Instructions to follow:
Everything from the line with "Emit a Python" down to the line with "2.857, 3.702, 3.944]" below must be printed exactly, those two lines included. Exclude pictures.
* Start Records for processing *
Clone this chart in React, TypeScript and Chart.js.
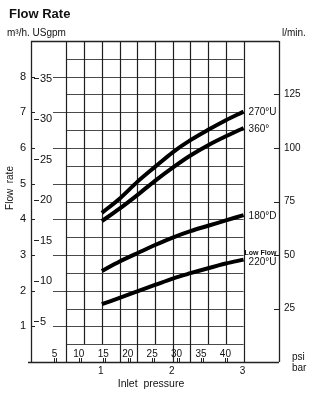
import React, { useEffect, useRef } from 'react';
import { Chart, registerables } from 'chart.js';

Chart.register(...registerables);

// ---- data (inlet pressure in bar, flow rate in m³/h) ----
const pressureBar = [1.0, 1.25, 1.5, 1.75, 2.0, 2.25, 2.5, 2.75, 3.0];
const flow270U = [4.18, 4.58, 5.05, 5.47, 5.88, 6.22, 6.51, 6.78, 7.02];
const flow360 = [3.95, 4.3, 4.68, 5.08, 5.45, 5.79, 6.08, 6.33, 6.56];
const flow180D = [2.55, 2.82, 3.05, 3.28, 3.49, 3.67, 3.82, 3.97, 4.12];
const flow220U = [1.62, 1.8, 1.98, 2.16, 2.34, 2.49, 2.63, 2.76, 2.87];

const seriesNames = ['270°U', '360°', '180°D', '220°U'];
const lowFlowNote = 'Low Flow';

// ---- tick labels ----
const m3hTicks = [1, 2, 3, 4, 5, 6, 7, 8];
const usgpmTicks = [5, 10, 15, 20, 25, 30, 35];
const lminTicks = [25, 50, 75, 100, 125];
const psiTicks = [5, 10, 15, 20, 25, 30, 35, 40];
const barTicks = [1, 2, 3];

// ---- grid positions (bar / m³/h) ----
const gridBarFull = [0.5, 1.25, 1.5, 2.0, 2.25, 3.0];
const gridBarShort = [0.75, 1.0, 1.75, 2.5, 2.75];
const gridFlowMajor = [1, 2, 3, 4, 5, 6, 7, 8];
const gridFlowMinor = [0.5, 1.5, 2.5, 3.5, 4.5, 5.5, 6.5, 7.5, 8.5];

// unit conversions
const USGPM_TO_M3H = 0.2271247;
const LMIN_TO_M3H = 0.06;
const PSI_PER_BAR = 14.5038;

const FONT = "'Liberation Sans', Arial, Helvetica, sans-serif";

const px = (v: number) => Math.round(v) + 0.5;

const engineeringPlugin = {
  id: 'engineeringGrid',
  beforeDatasetsDraw(chart: any) {
    const { ctx, scales } = chart;
    const X = (v: number) => scales.x.getPixelForValue(v);
    const Y = (v: number) => scales.y.getPixelForValue(v);
    const seg = (x1: number, y1: number, x2: number, y2: number) => {
      ctx.beginPath();
      ctx.moveTo(x1, y1);
      ctx.lineTo(x2, y2);
      ctx.stroke();
    };
    ctx.save();
    // horizontal grid
    ctx.strokeStyle = '#4a4a4a';
    ctx.lineWidth = 1;
    gridFlowMajor.forEach((v) => seg(X(0.31), px(Y(v)), X(3), px(Y(v))));
    gridFlowMinor.forEach((v) => seg(X(0.5), px(Y(v)), X(3), px(Y(v))));
    // vertical grid
    ctx.strokeStyle = '#1e1e1e';
    ctx.lineWidth = 1.2;
    gridBarFull.forEach((b) => seg(px(X(b)), Y(9), px(X(b)), Y(0)));
    gridBarShort.forEach((b) => seg(px(X(b)), Y(9), px(X(b)), Y(0.5)));
    // frame
    ctx.strokeStyle = '#222';
    ctx.lineWidth = 1.3;
    seg(px(X(0)), Y(9), px(X(0)), Y(0) + 1);
    seg(X(0), px(Y(9)), X(3.5), px(Y(9)));
    seg(px(X(3.5)), Y(9), px(X(3.5)), Y(0));
    seg(X(0) - 3, px(Y(0)), X(3.5), px(Y(0)));
    // left ticks
    ctx.lineWidth = 1;
    m3hTicks.forEach((v) => seg(X(0), px(Y(v)), X(0) + 4, px(Y(v))));
    usgpmTicks.forEach((v) => {
      const yy = px(Y(v * USGPM_TO_M3H));
      seg(X(0) + 3, yy, X(0) + 8, yy);
    });
    // right ticks
    lminTicks.forEach((v) => {
      const yy = px(Y(v * LMIN_TO_M3H));
      seg(X(3.5) - 5, yy, X(3.5), yy);
    });
    // psi ticks
    psiTicks.forEach((p) => {
      const xx = X(p / PSI_PER_BAR);
      seg(px(xx - 1), Y(0) - 4, px(xx - 1), Y(0));
      seg(px(xx + 1), Y(0) - 4, px(xx + 1), Y(0));
    });
    ctx.restore();
  },
  afterDatasetsDraw(chart: any) {
    const { ctx, scales } = chart;
    const X = (v: number) => scales.x.getPixelForValue(v);
    const Y = (v: number) => scales.y.getPixelForValue(v);
    ctx.save();
    ctx.fillStyle = '#111';
    ctx.textBaseline = 'middle';

    // title
    ctx.font = `bold 13px ${FONT}`;
    ctx.textAlign = 'left';
    ctx.textBaseline = 'alphabetic';
    ctx.fillText('Flow Rate', 9, 18);
    ctx.textBaseline = 'middle';

    // unit headers
    ctx.font = `10px ${FONT}`;
    ctx.fillText('m³/h. USgpm', 7, 33);
    ctx.fillText('l/min.', 282, 33);

    // m³/h labels
    ctx.font = `11px ${FONT}`;
    ctx.textAlign = 'center';
    m3hTicks.forEach((v) => ctx.fillText(String(v), X(0) - 8, Y(v)));
    // USgpm labels
    ctx.textAlign = 'left';
    usgpmTicks.forEach((v) => ctx.fillText(String(v), X(0) + 9, Y(v * USGPM_TO_M3H)));
    // l/min labels
    ctx.font = `10px ${FONT}`;
    lminTicks.forEach((v) => ctx.fillText(String(v), X(3.5) + 5, Y(v * LMIN_TO_M3H)));

    // psi labels
    ctx.textAlign = 'center';
    psiTicks.forEach((p) => ctx.fillText(String(p), X(p / PSI_PER_BAR) - 1, Y(0) - 8));
    // bar labels
    barTicks.forEach((b) => ctx.fillText(String(b), X(b) - 1, Y(0) + 9));
    ctx.textAlign = 'left';
    ctx.fillText('psi', X(3.5) + 13, Y(0) - 5);
    ctx.fillText('bar', X(3.5) + 13, Y(0) + 6);

    // axis titles
    ctx.textAlign = 'center';
    ctx.font = `10.5px ${FONT}`;
    ctx.fillText('Inlet  pressure', 151, 384);
    ctx.save();
    ctx.translate(10, 188);
    ctx.rotate(-Math.PI / 2);
    ctx.font = `10px ${FONT}`;
    ctx.fillText('Flow  rate', 0, 0);
    ctx.restore();

    // curve labels
    ctx.textAlign = 'left';
    ctx.font = `10px ${FONT}`;
    const last = pressureBar.length - 1;
    const ends = [flow270U[last], flow360[last], flow180D[last], flow220U[last]];
    ctx.fillText(seriesNames[0], X(3) + 5, Y(ends[0]) + 1);
    ctx.fillText(seriesNames[1], X(3) + 5, Y(ends[1]) + 1);
    ctx.fillText(seriesNames[2], X(3) + 5, Y(ends[2]) + 1);
    ctx.fillText(seriesNames[3], X(3) + 5, Y(ends[3]) + 3);
    ctx.font = `bold 7px ${FONT}`;
    ctx.fillText(lowFlowNote, X(3) + 1, Y(ends[3]) - 7);
    ctx.restore();
  },
};

export default function App() {
  const canvasRef = useRef<HTMLCanvasElement | null>(null);

  useEffect(() => {
    if (!canvasRef.current) return;
    const mk = (vals: number[]) => pressureBar.map((b, i) => ({ x: b, y: vals[i] }));
    const chart = new Chart(canvasRef.current, {
      type: 'line',
      data: {
        datasets: [flow270U, flow360, flow180D, flow220U].map((vals, i) => ({
          label: seriesNames[i],
          data: mk(vals),
          borderColor: '#000',
          borderWidth: 4,
          pointRadius: 0,
          cubicInterpolationMode: 'monotone' as const,
          fill: false,
        })),
      },
      options: {
        animation: false,
        responsive: true,
        maintainAspectRatio: false,
        devicePixelRatio: 1,
        layout: { padding: { left: 31, right: 42, top: 41, bottom: 38 } },
        scales: {
          x: { type: 'linear', min: 0, max: 3.5, display: false },
          y: { type: 'linear', min: 0, max: 9, display: false },
        },
        plugins: { legend: { display: false }, tooltip: { enabled: false } },
      },
      plugins: [engineeringPlugin],
    });
    return () => chart.destroy();
  }, []);

  return (
    <div style={{ position: 'absolute', left: 0, top: 0, width: 321, height: 400, background: '#fff' }}>
      <canvas ref={canvasRef} />
    </div>
  );
}
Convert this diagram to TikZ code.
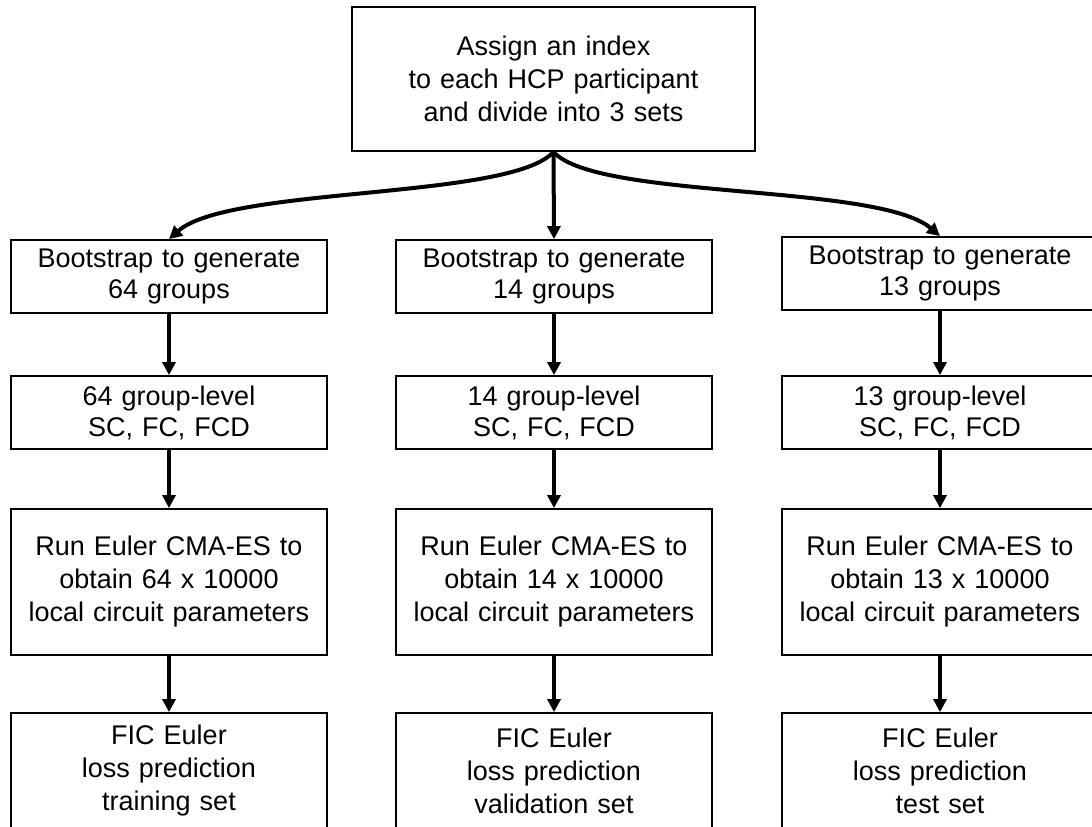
\documentclass[tikz,border=0pt]{standalone}
\usepackage{fontspec}
\setmainfont{Liberation Sans}
\usetikzlibrary{arrows.meta}

\tikzset{
  box/.style={draw=black, line width=1.8pt, inner sep=0pt, align=center,
    text width=#1, minimum height=73pt,
    font=\fontsize{27}{31}\selectfont},
  box/.default=316pt,
  tallbox/.style={box=#1, minimum height=146pt,
    font=\fontsize{27}{33}\selectfont},
  tallbox/.default=316pt,
  lastbox/.style={box, minimum height=116pt,
    font=\fontsize{27}{33}\selectfont},
  arr/.style={line width=4pt, -{Triangle[length=13pt,width=13pt]}}
}

\begin{document}
\begin{tikzpicture}[x=1pt, y=-1pt]
\useasboundingbox (0,0) rectangle (1092,827);
\clip (0,0) rectangle (1092,827);

% top box
\node[tallbox=403pt, minimum height=144pt] (top) at (553.5,79)
  {Assign an index\\to each HCP participant\\and divide into 3 sets};

% bootstrap boxes
\node[box] (b1) at (169,276.5) {Bootstrap to generate\\64 groups};
\node[box] (b2) at (554,276.5) {Bootstrap to generate\\14 groups};
\node[box] (b3) at (940,273.5) {Bootstrap to generate\\13 groups};

% group-level boxes
\node[box] (g1) at (169,412.5) {64 group-level\\SC, FC, FCD};
\node[box] (g2) at (554,412.5) {14 group-level\\SC, FC, FCD};
\node[box] (g3) at (940,412.5) {13 group-level\\SC, FC, FCD};

% optimisation boxes
\node[tallbox] (c1) at (169,582) {Run Euler CMA-ES to\\obtain 64 x 10000\\local circuit parameters};
\node[tallbox] (c2) at (554,582) {Run Euler CMA-ES to\\obtain 14 x 10000\\local circuit parameters};
\node[tallbox] (c3) at (940,582) {Run Euler CMA-ES to\\obtain 13 x 10000\\local circuit parameters};

% prediction boxes
\node[lastbox] (p1) at (169,771) {FIC Euler\\loss prediction\\training set};
\node[lastbox] (p2) at (554,771) {FIC Euler\\loss prediction\\validation set};
\node[lastbox] (p3) at (940,771) {FIC Euler\\loss prediction\\test set};

% branching arrows from the top box
\draw[arr] (top.south) .. controls +(-43,48) and +(60,-53) .. (b1.north);
\draw[arr] (top.south) -- (b2.north);
\draw[arr] (top.south) .. controls +(43,48) and +(-62,-53) .. (b3.north);

% column arrows
\foreach \i in {1,2,3} {
  \draw[arr] (b\i.south) -- (g\i.north);
  \draw[arr] (g\i.south) -- (c\i.north);
  \draw[arr] (c\i.south) -- (p\i.north);
}
\end{tikzpicture}
\end{document}
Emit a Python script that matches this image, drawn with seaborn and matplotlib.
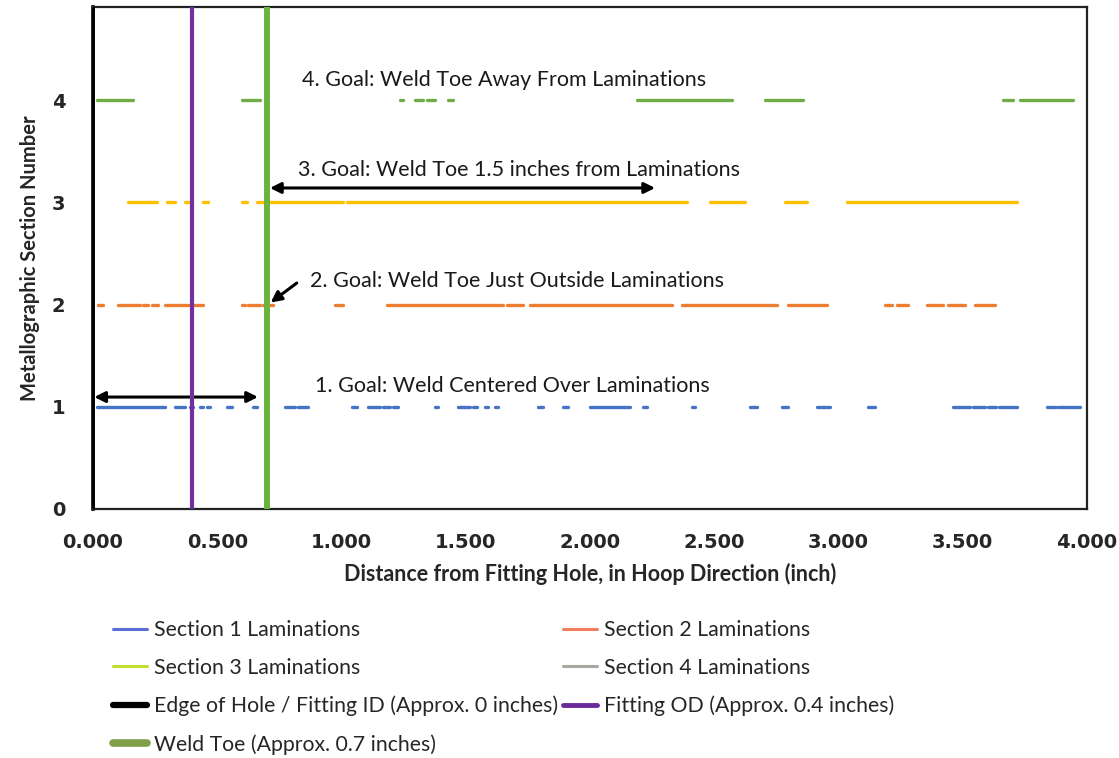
import numpy as np
import pandas as pd
import matplotlib
matplotlib.use("Agg")
import matplotlib.pyplot as plt
from matplotlib.lines import Line2D
import seaborn as sns

# ---- data: lamination segments (start, end) in inches, per section ----
sec1_start = [0.016, 0.262, 0.330, 0.390, 0.431, 0.459, 0.539, 0.644, 0.773, 0.825,
              1.042, 1.107, 1.167, 1.207, 1.376, 1.469, 1.529, 1.577, 1.618, 1.791,
              1.891, 2.000, 2.213, 2.410, 2.644, 2.773, 2.913, 3.119, 3.461, 3.541,
              3.602, 3.646, 3.839, 3.883]
sec1_end = [0.258, 0.290, 0.370, 0.402, 0.443, 0.471, 0.559, 0.660, 0.813, 0.865,
            1.062, 1.155, 1.195, 1.227, 1.388, 1.517, 1.545, 1.590, 1.630, 1.811,
            1.911, 2.161, 2.229, 2.423, 2.672, 2.797, 2.966, 3.147, 3.529, 3.590,
            3.634, 3.718, 3.875, 3.972]
sec2_start = [0.020, 0.101, 0.201, 0.237, 0.290, 0.390, 0.600, 0.624, 0.684, 0.974,
              1.183, 1.666, 1.759, 2.370, 2.797, 3.187, 3.235, 3.356, 3.441, 3.549]
sec2_end = [0.040, 0.189, 0.221, 0.262, 0.382, 0.443, 0.612, 0.672, 0.724, 1.006,
            1.650, 1.730, 2.330, 2.753, 2.954, 3.215, 3.280, 3.421, 3.509, 3.630]
sec3_start = [0.141, 0.298, 0.370, 0.443, 0.600, 0.660, 1.022, 2.483, 2.785, 3.034]
sec3_end = [0.258, 0.330, 0.390, 0.463, 0.620, 1.006, 2.390, 2.624, 2.873, 3.718]
sec4_start = [0.016, 0.600, 1.235, 1.296, 1.344, 1.429, 2.189, 2.704, 3.662, 3.730]
sec4_end = [0.161, 0.672, 1.248, 1.328, 1.376, 1.449, 2.571, 2.857, 3.702, 3.944]

section_numbers = [1, 2, 3, 4]
section_labels = ["Section 1 Laminations", "Section 2 Laminations",
                  "Section 3 Laminations", "Section 4 Laminations"]
hole_edge = 0.0
fitting_od = 0.40
weld_toe = 0.70
x_ticks = [0.0, 0.5, 1.0, 1.5, 2.0, 2.5, 3.0, 3.5, 4.0]
y_ticks = [0, 1, 2, 3, 4]
goal_texts = ["1. Goal: Weld Centered Over Laminations",
              "2. Goal: Weld Toe Just Outside Laminations",
              "3. Goal: Weld Toe 1.5 inches from Laminations",
              "4. Goal: Weld Toe Away From Laminations"]

# ---- build long-form table ----
rows = []
seg_id = 0
for num, lab, st, en in zip(section_numbers, section_labels,
                            [sec1_start, sec2_start, sec3_start, sec4_start],
                            [sec1_end, sec2_end, sec3_end, sec4_end]):
    for a, b in zip(st, en):
        rows.append({"x": a, "y": num, "section": lab, "seg": seg_id})
        rows.append({"x": b, "y": num, "section": lab, "seg": seg_id})
        seg_id += 1
df = pd.DataFrame(rows)

sns.set_theme(style="white")
plt.rcParams["font.family"] = ["Lato", "DejaVu Sans"]

fig = plt.figure(figsize=(11.19, 7.58), dpi=100)
ax = fig.add_axes([93 / 1119, 1 - 509 / 758, (1087 - 93) / 1119, (509 - 7) / 758])

line_colors = {"Section 1 Laminations": "#4472c4", "Section 2 Laminations": "#ed7d31",
               "Section 3 Laminations": "#ffc000", "Section 4 Laminations": "#70ad47"}
sns.lineplot(data=df, x="x", y="y", hue="section", units="seg", estimator=None,
             sort=False, palette=line_colors, linewidth=2.4, legend=False, ax=ax)

ax.axvline(hole_edge, color="black", lw=2.6, zorder=4)
ax.axvline(fitting_od, color="#7030a0", lw=3.0, zorder=4)
ax.axvline(weld_toe, color="#6ab33e", lw=4.3, zorder=4)

tick_font = dict(family=["DejaVu Sans"], fontweight="bold", fontsize=14)
ax.set_xlim(0, 4.0)
ax.set_ylim(0, 4.91)
ax.set_xticks(x_ticks)
ax.set_xticklabels([f"{v:.3f}" for v in x_ticks], **tick_font)
ax.set_yticks(y_ticks)
ax.set_yticklabels([str(v) for v in y_ticks], **tick_font)
ax.tick_params(axis="both", length=0)
ax.tick_params(axis="x", pad=17)
ax.tick_params(axis="y", pad=20)
ax.set_xlabel("Distance from Fitting Hole, in Hoop Direction (inch)",
              fontweight="bold", fontsize=15.5, labelpad=8)
ax.set_ylabel("Metallographic Section Number", fontweight="bold", fontsize=14.5,
              labelpad=8)
for s in ax.spines.values():
    s.set_color("#222222")
    s.set_linewidth(1.6)
ax.spines["left"].set_color("black")
ax.spines["left"].set_linewidth(2.6)

# annotations
fs = 15.5
tc = "#1a1a1a"
ax.text(0.893, 1.20, goal_texts[0], fontsize=fs, va="center", ha="left", color=tc)
ax.text(0.873, 2.23, goal_texts[1], fontsize=fs, va="center", ha="left", color=tc)
ax.text(0.825, 3.32, goal_texts[2], fontsize=fs, va="center", ha="left", color=tc)
ax.text(0.840, 4.20, goal_texts[3], fontsize=fs, va="center", ha="left", color=tc)

arw = dict(arrowstyle="<|-|>", color="black", lw=2.2, mutation_scale=16,
           shrinkA=0, shrinkB=0)
ax.annotate("", xy=(0.005, 1.095), xytext=(0.664, 1.095), arrowprops=arw)
ax.annotate("", xy=(0.712, 3.14), xytext=(2.262, 3.14), arrowprops=arw)
ax.annotate("", xy=(0.715, 2.02), xytext=(0.82, 2.21),
            arrowprops=dict(arrowstyle="-|>", color="black", lw=2.2,
                            mutation_scale=16, shrinkA=0, shrinkB=0))

# legend
h_s1 = Line2D([], [], color="#5a6fd6", lw=2.2)
h_s2 = Line2D([], [], color="#f07f5e", lw=2.2)
h_s3 = Line2D([], [], color="#c4dc2c", lw=2.2)
h_s4 = Line2D([], [], color="#a8a8a0", lw=2.2)
h_edge = Line2D([], [], color="black", lw=4.5)
h_od = Line2D([], [], color="#6a2b9a", lw=3.5)
h_weld = Line2D([], [], color="#7ea04a", lw=5.5)
handles = [h_s1, h_s3, h_edge, h_weld, h_s2, h_s4, h_od]
labels = [section_labels[0], section_labels[2], "Edge of Hole / Fitting ID (Approx. 0 inches)",
          "Weld Toe (Approx. 0.7 inches)", section_labels[1], section_labels[3],
          "Fitting OD (Approx. 0.4 inches)"]
fig.legend(handles, labels, ncol=2, loc="upper left",
           bbox_to_anchor=(113 / 1119, 1 - 620 / 758), frameon=False,
           fontsize=15.3, handlelength=1.6, handletextpad=0.35,
           columnspacing=0.2, labelspacing=0.84, borderaxespad=0, borderpad=0)

fig.savefig("out.png", dpi=100)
* End Records for processing *
Answer to this exercise:
Emit a Python script that matches this image, drawn with seaborn and matplotlib.
import numpy as np
import pandas as pd
import matplotlib
matplotlib.use("Agg")
import matplotlib.pyplot as plt
from matplotlib.lines import Line2D
import seaborn as sns

# ---- data: lamination segments (start, end) in inches, per section ----
sec1_start = [0.016, 0.262, 0.330, 0.390, 0.431, 0.459, 0.539, 0.644, 0.773, 0.825,
              1.042, 1.107, 1.167, 1.207, 1.376, 1.469, 1.529, 1.577, 1.618, 1.791,
              1.891, 2.000, 2.213, 2.410, 2.644, 2.773, 2.913, 3.119, 3.461, 3.541,
              3.602, 3.646, 3.839, 3.883]
sec1_end = [0.258, 0.290, 0.370, 0.402, 0.443, 0.471, 0.559, 0.660, 0.813, 0.865,
            1.062, 1.155, 1.195, 1.227, 1.388, 1.517, 1.545, 1.590, 1.630, 1.811,
            1.911, 2.161, 2.229, 2.423, 2.672, 2.797, 2.966, 3.147, 3.529, 3.590,
            3.634, 3.718, 3.875, 3.972]
sec2_start = [0.020, 0.101, 0.201, 0.237, 0.290, 0.390, 0.600, 0.624, 0.684, 0.974,
              1.183, 1.666, 1.759, 2.370, 2.797, 3.187, 3.235, 3.356, 3.441, 3.549]
sec2_end = [0.040, 0.189, 0.221, 0.262, 0.382, 0.443, 0.612, 0.672, 0.724, 1.006,
            1.650, 1.730, 2.330, 2.753, 2.954, 3.215, 3.280, 3.421, 3.509, 3.630]
sec3_start = [0.141, 0.298, 0.370, 0.443, 0.600, 0.660, 1.022, 2.483, 2.785, 3.034]
sec3_end = [0.258, 0.330, 0.390, 0.463, 0.620, 1.006, 2.390, 2.624, 2.873, 3.718]
sec4_start = [0.016, 0.600, 1.235, 1.296, 1.344, 1.429, 2.189, 2.704, 3.662, 3.730]
sec4_end = [0.161, 0.672, 1.248, 1.328, 1.376, 1.449, 2.571, 2.857, 3.702, 3.944]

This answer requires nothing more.